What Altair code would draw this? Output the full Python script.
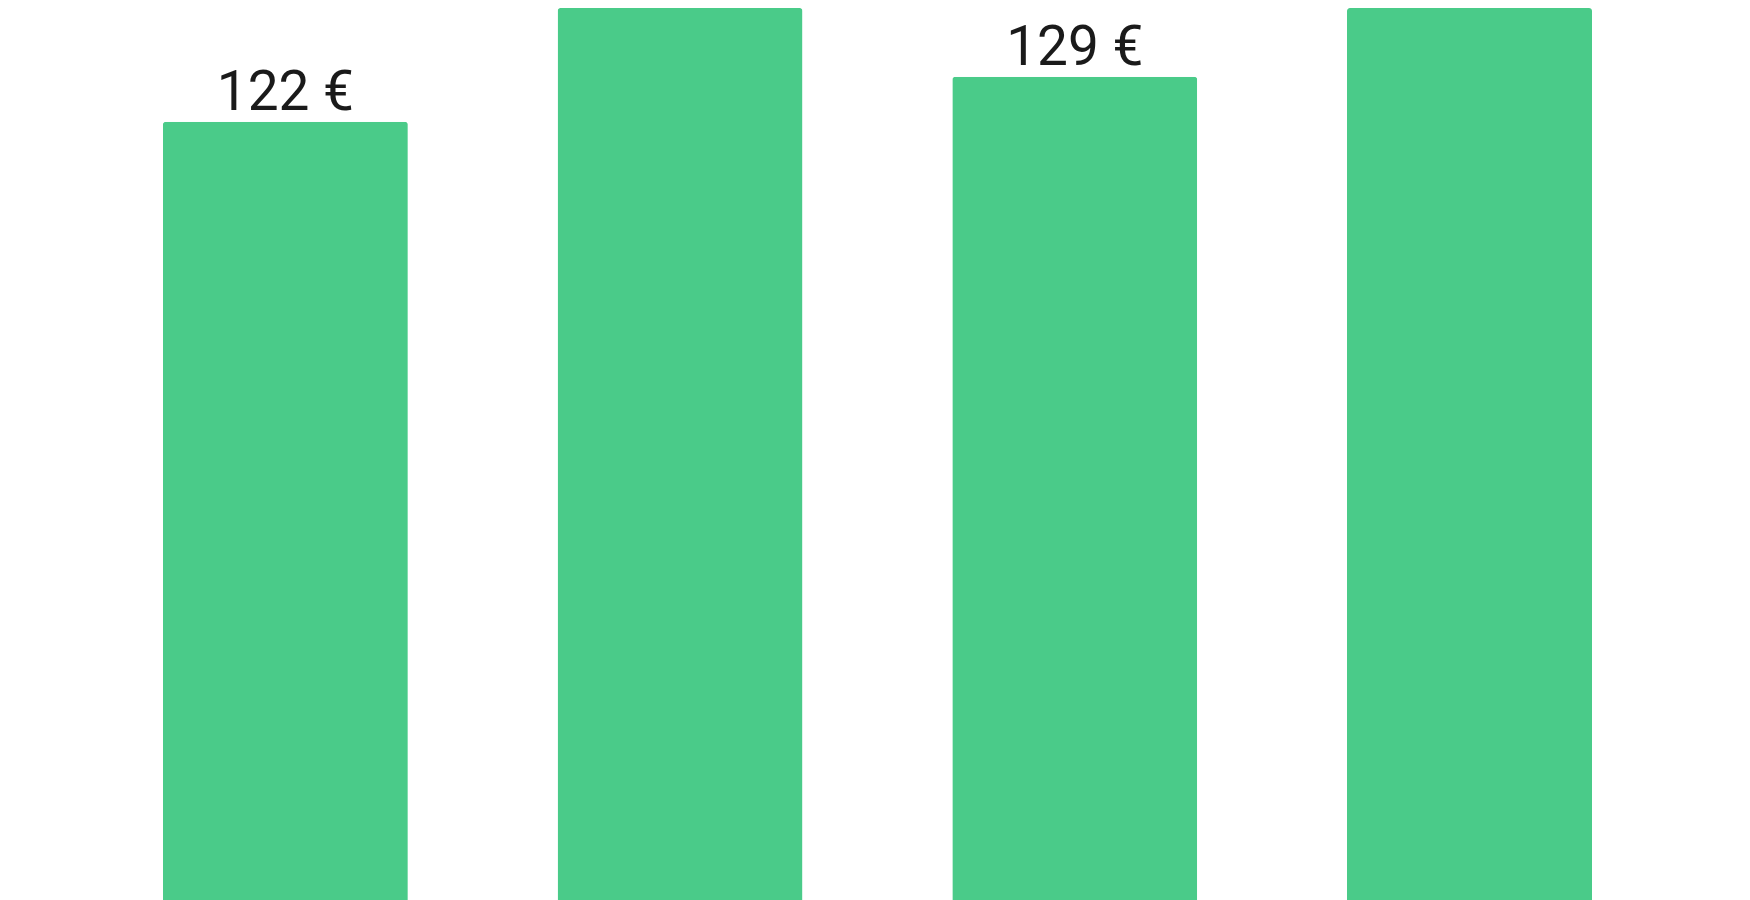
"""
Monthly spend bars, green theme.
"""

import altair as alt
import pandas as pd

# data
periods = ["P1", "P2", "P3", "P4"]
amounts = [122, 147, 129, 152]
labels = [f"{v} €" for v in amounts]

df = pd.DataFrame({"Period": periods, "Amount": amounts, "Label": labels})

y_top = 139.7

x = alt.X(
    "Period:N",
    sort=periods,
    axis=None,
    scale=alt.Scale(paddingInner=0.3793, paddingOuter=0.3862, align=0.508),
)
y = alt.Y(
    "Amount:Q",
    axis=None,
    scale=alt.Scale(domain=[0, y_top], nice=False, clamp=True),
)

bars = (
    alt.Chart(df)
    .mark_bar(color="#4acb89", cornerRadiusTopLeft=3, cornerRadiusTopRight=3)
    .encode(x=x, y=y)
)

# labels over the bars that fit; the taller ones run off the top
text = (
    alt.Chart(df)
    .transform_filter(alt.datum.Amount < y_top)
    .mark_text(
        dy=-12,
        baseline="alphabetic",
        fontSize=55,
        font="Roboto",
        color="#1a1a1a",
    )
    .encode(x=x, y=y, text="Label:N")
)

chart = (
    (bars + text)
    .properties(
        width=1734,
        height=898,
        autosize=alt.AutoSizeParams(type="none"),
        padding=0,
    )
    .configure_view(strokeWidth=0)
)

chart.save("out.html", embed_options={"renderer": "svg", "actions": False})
----
*PROMPT*.
Using the data above, write out every line exactly, leaving the images behind.

*RESULT OF THE EXERCISE*.
What Altair code would draw this? Output the full Python script.
"""
Monthly spend bars, green theme.
"""

import altair as alt
import pandas as pd

# data
periods = ["P1", "P2", "P3", "P4"]
amounts = [122, 147, 129, 152]
labels = [f"{v} €" for v in amounts]

df = pd.DataFrame({"Period": periods, "Amount": amounts, "Label": labels})

y_top = 139.7

x = alt.X(
    "Period:N",
    sort=periods,
    axis=None,
    scale=alt.Scale(paddingInner=0.3793, paddingOuter=0.3862, align=0.508),
)
y = alt.Y(
    "Amount:Q",
    axis=None,
    scale=alt.Scale(domain=[0, y_top], nice=False, clamp=True),
)

bars = (
    alt.Chart(df)
    .mark_bar(color="#4acb89", cornerRadiusTopLeft=3, cornerRadiusTopRight=3)
    .encode(x=x, y=y)
)

# labels over the bars that fit; the taller ones run off the top
text = (
    alt.Chart(df)
    .transform_filter(alt.datum.Amount < y_top)
    .mark_text(
        dy=-12,
        baseline="alphabetic",
        fontSize=55,
        font="Roboto",
        color="#1a1a1a",
    )
    .encode(x=x, y=y, text="Label:N")
)

chart = (
    (bars + text)
    .properties(
        width=1734,
        height=898,
        autosize=alt.AutoSizeParams(type="none"),
        padding=0,
    )
    .configure_view(strokeWidth=0)
)

chart.save("out.html", embed_options={"renderer": "svg", "actions": False})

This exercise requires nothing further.